• [Data]:
□ □ □
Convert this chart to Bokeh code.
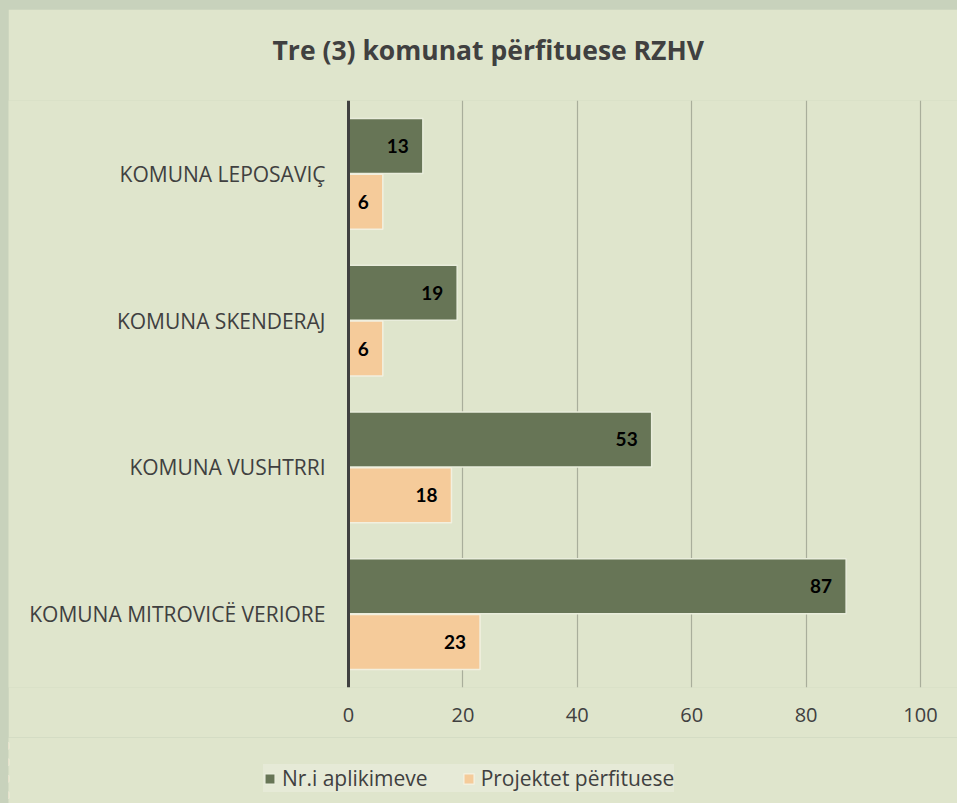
from bokeh.plotting import figure
from bokeh.layouts import column
from bokeh.models import FactorRange, Legend, LegendItem, FixedTicker, ColumnDataSource, Title, Span
from bokeh.transform import dodge
from bokeh.embed import file_html
from bokeh.resources import INLINE

# ---- data ----
categories = ["KOMUNA MITROVICË VERIORE", "KOMUNA VUSHTRRI", "KOMUNA SKENDERAJ", "KOMUNA LEPOSAVIÇ"]
aplikime = [87, 53, 19, 13]
projektet = [23, 18, 6, 6]
series_names = ["Nr.i aplikimeve", "Projektet përfituese"]
x_ticks = [0, 20, 40, 60, 80, 100]
grid_ticks = [20, 40, 60, 80, 100]
title_text = "Tre (3) komunat përfituese RZHV"

BG = "#dfe5cc"
DARK = "#677556"
ORANGE = "#f5cb9a"
TXT = "#404040"

src = ColumnDataSource(dict(
    cat=categories,
    a=aplikime,
    p=projektet,
    a_lbl=[str(v) for v in aplikime],
    p_lbl=[str(v) for v in projektet],
))

FW, FH = 949, 587                    # frame size in px
ZERO_PX, HUNDRED_PX = 340, 912       # pixel positions of 0 and 100 inside the frame
ppu = (HUNDRED_PX - ZERO_PX) / 100.0
x_start = -ZERO_PX / ppu
x_end = 100 + (FW - HUNDRED_PX) / ppu

p = figure(frame_width=FW, frame_height=FH, y_range=FactorRange(*categories, range_padding=0),
           x_range=(x_start, x_end), output_backend="svg", toolbar_location=None,
           y_axis_location=None,
           min_border_left=0, min_border_right=0, min_border_top=91, min_border_bottom=50)
p.background_fill_color = BG
p.border_fill_color = BG
p.outline_line_color = None

# grid
p.ygrid.grid_line_color = None
p.xgrid.ticker = FixedTicker(ticks=grid_ticks)
p.xgrid.grid_line_color = "#a9ae9b"
p.xgrid.grid_line_width = 1.2

bar_kw1 = dict(fill_color=DARK, line_color="#e9eddc", line_width=1.5)
bar_kw2 = dict(fill_color=ORANGE, line_color="#f2f0df", line_width=1.5)

r1 = p.hbar(y=dodge("cat", 0.19, range=p.y_range), right="a", left=0, height=0.375, source=src, **bar_kw1)
r2 = p.hbar(y=dodge("cat", -0.19, range=p.y_range), right="p", left=0, height=0.375, source=src, **bar_kw2)

lbl_font = "Lato"
p.text(x="a", y=dodge("cat", 0.19, range=p.y_range), text="a_lbl", source=src,
       text_align="right", text_baseline="middle", x_offset=-14,
       text_font_size="19px", text_font_style="bold", text_color="black",
       text_font={"value": lbl_font})
p.text(x="p", y=dodge("cat", -0.19, range=p.y_range), text="p_lbl", source=src,
       text_align="right", text_baseline="middle", x_offset=-14,
       text_font_size="19px", text_font_style="bold", text_color="black",
       text_font={"value": lbl_font})

# category labels (left of the value axis)
p.text(x=0, y="cat", text="cat", source=src, x_offset=-23,
       text_align="right", text_baseline="middle", text_font={"value": "Open Sans"},
       text_font_size="21px", text_color=TXT)

# vertical value axis line at 0
p.add_layout(Span(location=0, dimension="height", line_color="#404040", line_width=3))

# x axis
p.xaxis.ticker = FixedTicker(ticks=x_ticks)
p.xaxis.axis_line_color = None
p.xaxis.major_tick_line_color = None
p.xaxis.minor_tick_line_color = None
p.xaxis.major_label_standoff = 14
p.xaxis.major_label_text_font = "Open Sans"
p.xaxis.major_label_text_font_size = "20px"
p.xaxis.major_label_text_color = TXT

# spacer between frame and title, then the title
p.add_layout(Title(text=" ", text_font_size="1px", standoff=30), "above")
p.add_layout(Title(text=title_text, align="left", offset=264, standoff=0,
                   text_font="Open Sans", text_font_size="26.5px", text_font_style="bold",
                   text_color=TXT), "above")

# ---- legend strip (separate canvas under the chart) ----
# its x range lies beyond the data, so its bars stay out of view and only the legend shows
leg = figure(frame_width=FW, frame_height=66, output_backend="svg", toolbar_location=None,
             x_axis_type=None, y_axis_type=None, min_border=0,
             x_range=(200, 300), y_range=FactorRange(*categories))
leg.background_fill_color = BG
leg.border_fill_color = BG
leg.outline_line_color = None
leg.grid.visible = False
l1 = leg.hbar(y="cat", right="a", left=0, height=0.375, source=src, **bar_kw1)
l2 = leg.hbar(y="cat", right="p", left=0, height=0.375, source=src, **bar_kw2)

legend = Legend(items=[LegendItem(label=series_names[0], renderers=[l1]),
                       LegendItem(label=series_names[1], renderers=[l2])],
                location=(255, 11), orientation="horizontal",
                background_fill_color="#e6ead7", background_fill_alpha=1,
                border_line_color=None, glyph_width=13, glyph_height=13,
                label_standoff=6, spacing=34, padding=12, margin=0,
                label_text_font="Open Sans", label_text_font_size="21px",
                label_text_color=TXT)
leg.add_layout(legend, "center")

layout = column(p, leg, spacing=0)

html = file_html(layout, INLINE)
html = html.replace("</head>", "<style>html,body{background:#c8d2bc !important;margin:0 !important;overflow:hidden !important;}body{padding:9px 0 0 8px !important;}</style></head>", 1)
open("out.html", "w").write(html)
□ □ □
• [Work to be completed]: Repeat the lines of the listing above verbatim, beginning at its first line and ending at the line containing "from bokeh.resources import INLINE", which is included. Omit pictures.

• [The response]:
Convert this chart to Bokeh code.
from bokeh.plotting import figure
from bokeh.layouts import column
from bokeh.models import FactorRange, Legend, LegendItem, FixedTicker, ColumnDataSource, Title, Span
from bokeh.transform import dodge
from bokeh.embed import file_html
from bokeh.resources import INLINE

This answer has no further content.